Many friends hurried to the hospital as soon as it was known that he was hurt. He has lived here for several years, and while he served many congregations as a minister during his younger years, he has been engaged in manual labor here, attending to the janitor work for the First National Bank as well as a church or two. He has a daughter, employed in the post office here, and she is at his side where she is soothing and encouraging him all she can.
Mr. Casson is a very popular man here, and is held in the very highest esteem by many of our best people, who are as much concerned over his welfare as if he were the governor of the state.
The first stories of the accident were wild. It is fortunate that Officer John Plaster was present to know what did occur. He and Unsell went before Mayor Hawes and later to see Deputy County Attorney William where a full statement was made. Mr. Unsell was held blameless, and the affair was just an accident.
100 YEARS AGO – 1923
THE NEWBERRY CASE
A great deal has been said, and much of it both intemperate and ill-advised, concerning the Newberry election. It may easily be that Senator Newberry spent more money than the law allows. It may be that his friends spent money for him – spent money like drunken sailors, as to that. But just think what Newberry had to face!
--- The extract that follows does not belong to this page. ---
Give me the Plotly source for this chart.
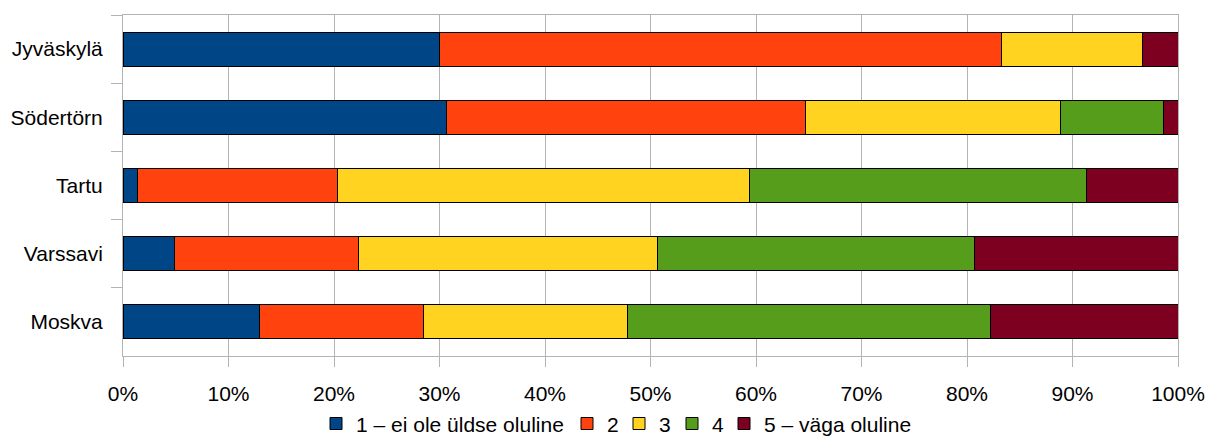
import plotly.graph_objects as go

categories = ["Jyväskylä", "Södertörn", "Tartu", "Varssavi", "Moskva"]
series_names = ["1 – ei ole üldse oluline", "2", "3", "4", "5 – väga oluline"]
s1 = [30.0, 30.7, 1.4, 4.9, 12.9]
s2 = [53.3, 34.0, 18.9, 17.4, 15.6]
s3 = [13.3, 24.2, 39.1, 28.4, 19.3]
s4 = [0.0, 9.7, 31.9, 30.0, 34.4]
s5 = [3.4, 1.4, 8.7, 19.3, 17.8]
colors = ["#004586", "#ff420e", "#ffd320", "#579d1c", "#7e0021"]
x_ticks = [0, 10, 20, 30, 40, 50, 60, 70, 80, 90, 100]
x_tick_labels = [f"{v}%" for v in x_ticks]

# legend entry left edges, in page pixels (reference layout)
legend_px = [330, 581, 633, 686, 738]
legend_ids = ["legend", "legend2", "legend3", "legend4", "legend5"]

plot_left, plot_w = 123, 1055
font = "Liberation Sans, Arial, sans-serif"

fig = go.Figure()
for name, vals, col, lid in zip(series_names, [s1, s2, s3, s4, s5], colors, legend_ids):
    fig.add_trace(go.Bar(
        y=categories, x=vals, name=name, orientation="h", legend=lid,
        marker=dict(color=col, line=dict(color="#000000", width=1)),
    ))

legend_layout = {}
for lid, px in zip(legend_ids, legend_px):
    legend_layout[lid] = dict(
        orientation="h", x=(px - 14 - plot_left) / plot_w, xanchor="left",
        y=-0.199, yanchor="middle", font=dict(size=21, family=font),
        itemwidth=30, bgcolor="rgba(0,0,0,0)",
    )

fig.update_layout(
    width=1205, height=429,
    barmode="stack", bargap=0.5,
    paper_bgcolor="white", plot_bgcolor="white",
    margin=dict(l=115, r=35, t=7, b=81, autoexpand=False),
    font=dict(family=font, size=21, color="#000000"),
    showlegend=True,
    xaxis=dict(range=[0, 100], tickvals=x_ticks, ticktext=x_tick_labels,
               showgrid=True, gridcolor="#b3b3b3", gridwidth=1,
               showline=True, linecolor="#b3b3b3", linewidth=1, mirror=True,
               ticks="outside", ticklen=10, tickcolor="#b3b3b3",
               ticklabelstandoff=9,
               zeroline=False, fixedrange=True),
    yaxis=dict(categoryorder="array", categoryarray=categories, autorange="reversed",
               showgrid=False, showline=True, linecolor="#b3b3b3", linewidth=1, mirror=True,
               ticks="outside", ticklen=11, tickcolor="#b3b3b3", tickson="boundaries",
               ticklabelstandoff=15),
    **legend_layout,
)

fig.write_html("out.html")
Henry Ford is doubtless nothing politically, for he was first considered a Republican, and later ran on the Democratic ticket. In fact, he doubtless has very nebulous notions as to whether he is a Democrat or a Republican. And his business organization and vast financial influence constituted a strength that was believed adequate to any possible emergency. He and his army of agents and friends believed that no matter what ticket he ran on he would win in a walk because of the measureless influence he exerted in the business world as the maker of the popular car, and because his sales agencies everywhere would be easily changed into political headquarters, and that without much regard to whether the agents happened to be Democrats or Republicans.
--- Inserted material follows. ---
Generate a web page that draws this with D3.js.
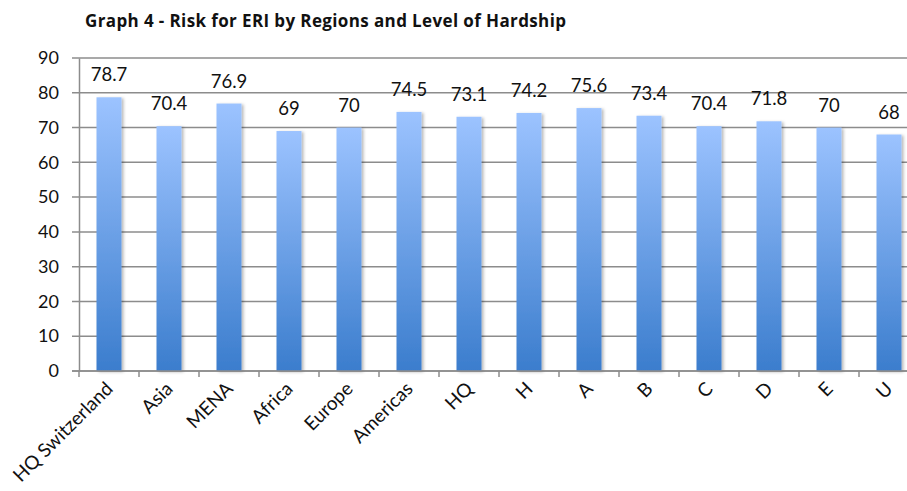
<!DOCTYPE html>
<html>
<head>
<meta charset="utf-8">
<script src="https://cdn.jsdelivr.net/npm/d3@7"></script>
<style>
body { margin: 0; background: #fff; }
svg { display: block; font-family: Lato, "Open Sans", sans-serif; }
</style>
</head>
<body>
<div id="chart"></div>
<script>
// data
var categories = ["HQ Switzerland", "Asia", "MENA", "Africa", "Europe", "Americas",
  "HQ", "H", "A", "B", "C", "D", "E", "U"];
var values = [78.7, 70.4, 76.9, 69, 70, 74.5, 73.1, 74.2, 75.6, 73.4, 70.4, 71.8, 70, 68];
var yTicks = [0, 10, 20, 30, 40, 50, 60, 70, 80, 90];
var title = "Graph 4 - Risk for ERI by Regions and Level of Hardship";

var W = 907, H = 491;
var margin = {top: 58, right: -12, bottom: 120, left: 79};
var width = W - margin.left - margin.right,
    height = H - margin.top - margin.bottom;

var svg = d3.select("#chart").append("svg")
  .attr("width", W)
  .attr("height", H);

// bar gradient + soft shadow
var defs = svg.append("defs");
var grad = defs.append("linearGradient")
  .attr("id", "barGrad")
  .attr("x1", 0).attr("y1", 0).attr("x2", 0).attr("y2", 1);
grad.append("stop").attr("offset", "0%").attr("stop-color", "#9cc3ff");
grad.append("stop").attr("offset", "100%").attr("stop-color", "#3b7dcd");
var f = defs.append("filter").attr("id", "shadow")
  .attr("x", "-20%").attr("y", "-5%").attr("width", "150%").attr("height", "115%");
f.append("feDropShadow")
  .attr("dx", 2).attr("dy", 1).attr("stdDeviation", 1.8)
  .attr("flood-color", "#000").attr("flood-opacity", 0.28);

svg.append("text")
  .attr("x", 85)
  .attr("y", 27)
  .attr("font-family", "'Open Sans', sans-serif")
  .attr("font-weight", "bold")
  .attr("font-size", "17px")
  .attr("textLength", 481)
  .attr("lengthAdjust", "spacing")
  .attr("fill", "#111")
  .text(title);

var g = svg.append("g")
  .attr("transform", "translate(" + margin.left + "," + margin.top + ")");

var x = d3.scaleBand().domain(categories).range([0, width]).paddingInner(0).paddingOuter(0);
var y = d3.scaleLinear().domain([0, 90]).range([height, 0]);

// gridlines
g.append("g")
  .selectAll("line")
  .data(yTicks)
  .join("line")
  .attr("x1", -7)
  .attr("x2", W - margin.left)
  .attr("y1", function(d) { return y(d); })
  .attr("y2", function(d) { return y(d); })
  .attr("stroke", "#8c8c8c")
  .attr("stroke-width", 1.5);

// y axis
var yAxis = d3.axisLeft(y).tickValues(yTicks).tickSize(0).tickPadding(20);
g.append("g")
  .attr("class", "y axis")
  .call(yAxis)
  .call(function(s) { s.select(".domain").attr("stroke", "#8c8c8c").attr("stroke-width", 1.5); })
  .selectAll("text")
  .attr("font-family", "Lato, sans-serif")
  .attr("font-size", "18px")
  .attr("fill", "#111");

// bars
var barW = 25;
g.append("g")
  .selectAll("rect")
  .data(values)
  .join("rect")
  .attr("x", function(d, i) { return x(categories[i]) + x.bandwidth() / 2 - barW / 2; })
  .attr("y", function(d) { return y(d); })
  .attr("width", barW)
  .attr("height", function(d) { return height - y(d); })
  .attr("fill", "url(#barGrad)")
  .attr("filter", "url(#shadow)");

// value labels
g.append("g")
  .selectAll("text")
  .data(values)
  .join("text")
  .attr("x", function(d, i) { return x(categories[i]) + x.bandwidth() / 2; })
  .attr("y", function(d) { return y(d) - 16; })
  .attr("text-anchor", "middle")
  .attr("font-size", "18.5px")
  .attr("fill", "#111")
  .text(function(d) { return d; });

// x axis: baseline + ticks between categories
var xAxisG = g.append("g").attr("transform", "translate(0," + height + ")");
xAxisG.append("line")
  .attr("x1", -7).attr("x2", W - margin.left)
  .attr("stroke", "#8c8c8c").attr("stroke-width", 1.5);
xAxisG.selectAll(".tk")
  .data(categories)
  .join("line")
  .attr("class", "tk")
  .attr("x1", function(d) { return x(d); })
  .attr("x2", function(d) { return x(d); })
  .attr("y1", 0).attr("y2", 6)
  .attr("stroke", "#8c8c8c").attr("stroke-width", 1.5);
xAxisG.selectAll(".lbl")
  .data(categories)
  .join("text")
  .attr("class", "lbl")
  .attr("text-anchor", "end")
  .attr("font-size", "19px")
  .attr("fill", "#111")
  .attr("transform", function(d) {
    return "translate(" + (x(d) + x.bandwidth() / 2 + 5) + ",19) rotate(-45)";
  })
  .text(function(d) { return d; });
</script>
</body>
</html>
This then was the formidable array that Newberry had to face in that campaign. If he had not spent money and drove a headlong fight against the Ford organization and the Ford wizardry, he stood no chance at all. The fact that he and his friends did put on such a campaign, and matched Ford’s avalanche with another avalanche, and won out, has peeved a very large element of our people everywhere.
But do those critics stop to think what would have been the result if Ford had won? Would there have been a question raised as to whether the election had been fair to Newberry?
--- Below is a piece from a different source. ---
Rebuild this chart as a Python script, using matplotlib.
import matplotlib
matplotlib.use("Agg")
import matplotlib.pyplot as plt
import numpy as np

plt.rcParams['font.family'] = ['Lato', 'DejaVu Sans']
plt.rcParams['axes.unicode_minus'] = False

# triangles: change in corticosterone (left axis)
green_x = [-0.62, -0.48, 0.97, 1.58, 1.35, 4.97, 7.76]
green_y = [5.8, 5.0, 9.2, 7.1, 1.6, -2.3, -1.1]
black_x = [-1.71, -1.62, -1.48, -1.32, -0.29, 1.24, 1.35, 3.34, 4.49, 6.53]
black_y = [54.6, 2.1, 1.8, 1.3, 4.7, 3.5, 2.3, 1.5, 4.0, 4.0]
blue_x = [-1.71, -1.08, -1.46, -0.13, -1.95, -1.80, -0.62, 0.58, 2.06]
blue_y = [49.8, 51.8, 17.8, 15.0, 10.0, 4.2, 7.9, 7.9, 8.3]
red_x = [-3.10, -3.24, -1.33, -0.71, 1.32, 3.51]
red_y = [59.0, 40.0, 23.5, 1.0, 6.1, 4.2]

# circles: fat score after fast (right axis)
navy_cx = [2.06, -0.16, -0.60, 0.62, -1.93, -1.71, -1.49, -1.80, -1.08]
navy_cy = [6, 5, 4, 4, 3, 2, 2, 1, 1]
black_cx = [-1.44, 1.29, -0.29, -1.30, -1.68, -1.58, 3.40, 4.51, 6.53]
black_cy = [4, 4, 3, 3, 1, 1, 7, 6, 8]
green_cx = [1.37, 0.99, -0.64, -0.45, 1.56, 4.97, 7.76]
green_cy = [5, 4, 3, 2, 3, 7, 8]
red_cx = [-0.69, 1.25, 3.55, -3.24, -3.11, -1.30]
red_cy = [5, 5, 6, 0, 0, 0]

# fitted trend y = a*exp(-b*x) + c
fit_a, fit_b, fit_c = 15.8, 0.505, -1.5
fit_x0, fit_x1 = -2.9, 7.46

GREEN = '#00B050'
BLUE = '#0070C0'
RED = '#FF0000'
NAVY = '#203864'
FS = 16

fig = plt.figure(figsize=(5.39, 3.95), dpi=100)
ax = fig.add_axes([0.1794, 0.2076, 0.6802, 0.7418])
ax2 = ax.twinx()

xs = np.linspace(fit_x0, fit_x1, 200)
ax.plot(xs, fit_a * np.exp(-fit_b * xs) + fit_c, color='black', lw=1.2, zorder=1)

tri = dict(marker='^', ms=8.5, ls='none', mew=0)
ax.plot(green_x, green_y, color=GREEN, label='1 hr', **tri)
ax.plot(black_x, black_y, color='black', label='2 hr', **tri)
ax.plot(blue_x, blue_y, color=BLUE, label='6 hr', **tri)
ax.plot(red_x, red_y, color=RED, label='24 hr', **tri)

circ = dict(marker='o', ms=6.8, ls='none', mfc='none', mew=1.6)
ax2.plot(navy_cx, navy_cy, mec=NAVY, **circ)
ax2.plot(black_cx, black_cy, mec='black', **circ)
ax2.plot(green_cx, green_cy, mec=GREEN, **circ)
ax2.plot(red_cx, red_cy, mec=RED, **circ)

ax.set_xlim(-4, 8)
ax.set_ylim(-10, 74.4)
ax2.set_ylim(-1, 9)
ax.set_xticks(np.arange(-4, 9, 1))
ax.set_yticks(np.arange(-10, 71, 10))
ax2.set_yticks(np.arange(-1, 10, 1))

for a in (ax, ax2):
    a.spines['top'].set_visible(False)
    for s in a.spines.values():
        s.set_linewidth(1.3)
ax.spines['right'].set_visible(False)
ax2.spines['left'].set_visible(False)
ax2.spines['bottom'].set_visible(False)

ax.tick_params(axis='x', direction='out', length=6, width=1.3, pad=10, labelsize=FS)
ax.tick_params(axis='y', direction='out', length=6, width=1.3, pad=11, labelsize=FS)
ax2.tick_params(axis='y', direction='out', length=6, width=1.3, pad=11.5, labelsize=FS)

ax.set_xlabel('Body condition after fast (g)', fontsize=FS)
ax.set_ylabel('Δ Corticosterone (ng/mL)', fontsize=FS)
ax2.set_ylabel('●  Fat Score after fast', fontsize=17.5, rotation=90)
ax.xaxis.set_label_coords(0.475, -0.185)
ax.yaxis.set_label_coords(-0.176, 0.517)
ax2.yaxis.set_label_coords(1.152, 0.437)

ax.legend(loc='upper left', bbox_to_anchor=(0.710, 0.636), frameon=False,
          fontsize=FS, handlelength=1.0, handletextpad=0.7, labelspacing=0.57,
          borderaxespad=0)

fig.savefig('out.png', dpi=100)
Free-Lance is not disposed to favor the winning of a rich man as against a poor man in an election, but money counts for a vast deal in putting over a campaign. If Newberry had used all that money to oppose a poor man, instead of the multi-millionaire Ford, we should condemn him. As it is, we merely think he beat Henry to it, and fought the devil with fire.
MORGAN TODAY
Having everything one wants doesn’t ensure mental happiness. Of times a surfeit of good things in life bring longing and discontent. Mark Bullway, millionaire, stacked his son, Harry, up against just this sort of proposition. But Mark had an object. The muttered curse of a blind man struck by the touring car in which Mark and his son road inspired him. “I hope the young man will get everything he wants,” said the blind man. And Mark Bullway, seeing the light, decided to sicken his son of worldly pleasures by giving him everything. How well the scheme worked is portrayed admirably in the Goldwyn picture, “The Man Who Had Everything,” with Jack Pickford in the leading role. See it at this theatre today.
Also, “I Do!” Harold Lloyd’s newest Associated Exhibitors’ comedy, is for those who are married, those who don’t want to be married. It is also for the children of parents and the parents of children. Outside of these classes, no one will be admitted, when Harold Lloyd will demonstrate, in two reels, the results of a simple, “I Do!” It’s a merry, matrimonial mix-up.